В Бальчи — небольшом селении у дороги — остановились на отдых. Здесь есть монастырь. Посреди двора — круглая церковь. В полумраке церкви — ее маленькие окошечки прикрыты ставнями — Булатович увидел алтарь, весь увешанный иконами — так же как и в Хараре, иконы тесно лепились друг к другу в полном беспорядке. Узнав, что московский гость осматривает храм, вышел старик священник с худым бритым лицом и коротко остриженными волосами. Слабым голосом он произнес благословение и охотно стал показывать иконы.
Пониже икон — картины. Священник поясняет, что всадник под двумя зонтиками, едущий по желтому песку пустыни, — это император Менелик, а сзади него — императрица Таиту. В углу картины — два квадратика. В одном слон, пронзенный копьем, в другом — сраженный лев. Это запечатлены охотничьи подвиги негуса.
По дороге в Энтото не обошлось без происшествия, и притом неприятного. О нем не упоминает Александр Ксаверьевич в своих книгах, умалчивают об этом пока и архивы. Лишь со слов Николая Степановича Леонтьева мы знаем, что на Булатовича и его спутников напали кочевники-данакильцы и отобрали у них все вещи и мулов, оставив их среди пустыни без всяких средств передвижения и воды.

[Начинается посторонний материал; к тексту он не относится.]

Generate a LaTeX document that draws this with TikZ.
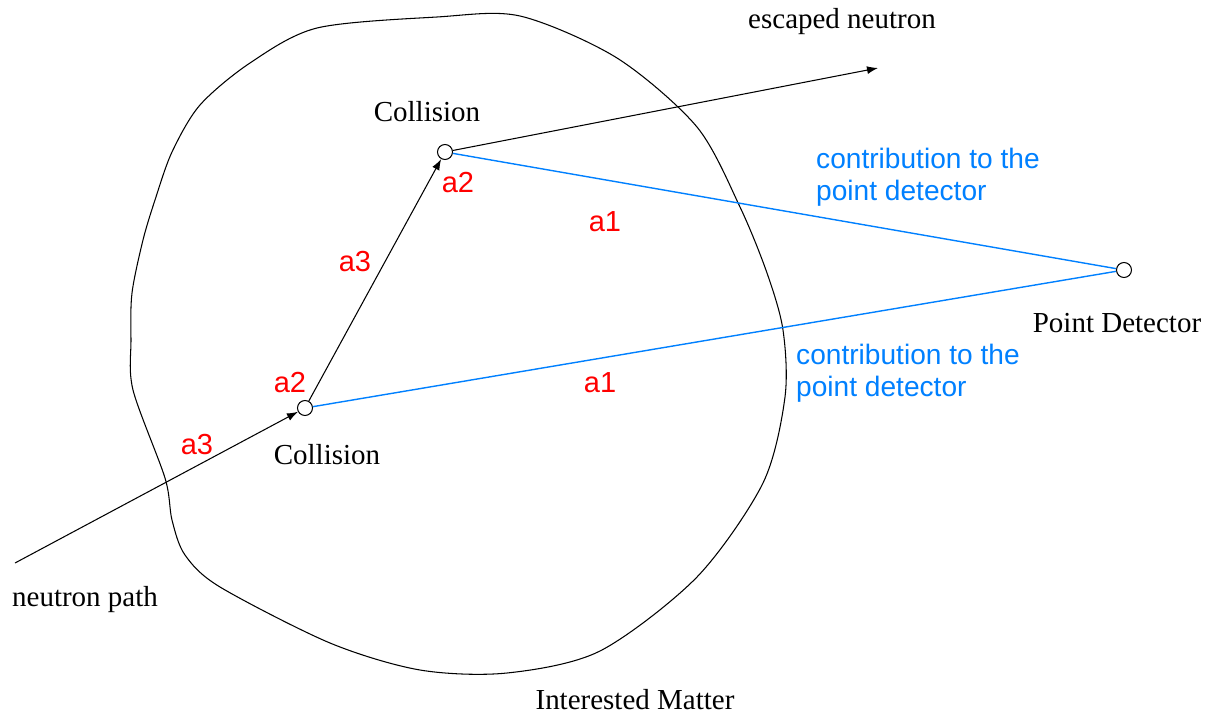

Н. С. Леонтьев — отставной поручик лейб-гвардии уланского полка — фигура чрезвычайно колоритная. Авантюрист международного класса, заинтересованный — лишь в личном обогащении, он был не лишен энергии, предприимчивости и способностей. Именно в силу этих качеств Леонтьев организовал на свои средства экспедицию в Эфиопию и во многом способствовал установлению дипломатических отношений между ней и Россией. Затем он поступил на службу к Менелику, был назначен правителем Экваториальной провинции и возведен в сан дадьязмача. На этом посту Леонтьев повел себя таким образом, что негус расстался с ним без всякого огорчения и даже намекнул на необязательность его появления в Эфиопии. Умер Леонтьев в 1910 году в Париже.
31 мая 1896 года Леонтьев со своими людьми по делам выехал из столицы в Харар и через три дня — 2 июня — около 11 часов утра натолкнулся на терпевших бедствие Булатовича и его спутников. Вероятно, это была первая встреча русских путешественников в Африке. Нужно отдать должное Леонтьеву он щедро снабдил соотечественника всем необходимым для продолжения пути и, кроме того, дал рекомендательные письма к проживавшим в Энтото французам Клошету и Мондону-Видайе.
…И снова дорога по голой однообразной степи. Наконец, на горизонте показались горы. Проводники оживились и закричали: «Энтото! Энтото!»
Но в Энтото ли сейчас негус или в своей новой резиденции — Аддис-Абебе, где он пребывает в последнее время все дольше и чаще? Объединив страну, Менелик решил перенести свою резиденцию из Анкобера в район возвышенности Энтото, где некогда, как гласило предание, находилась столица императора Лебпе Дангеля, правившего в начале XVI века. Однако здесь давала себя чувствовать высота — 2800 метров над уровнем моря, не хватало воды, отсутствовали леса. Словом, место для столицы было выбрано неудачно, и Менелик это скоро понял.
Тогда он вместе со своим двором обосновался несколько ниже на склонах Энтото, вблизи источников Филвоха. По желанию супруги негуса, императрицы Таиту, новая столица в 1887 году была названа Аддис-Абебой — «Новым цветком». Некоторое время и Аддис-Абеба и Энтото, отдаленные друг от друга несколькими километрами, считались резиденциями императора, пока к 1890 году он не покинул Энтото окончательно.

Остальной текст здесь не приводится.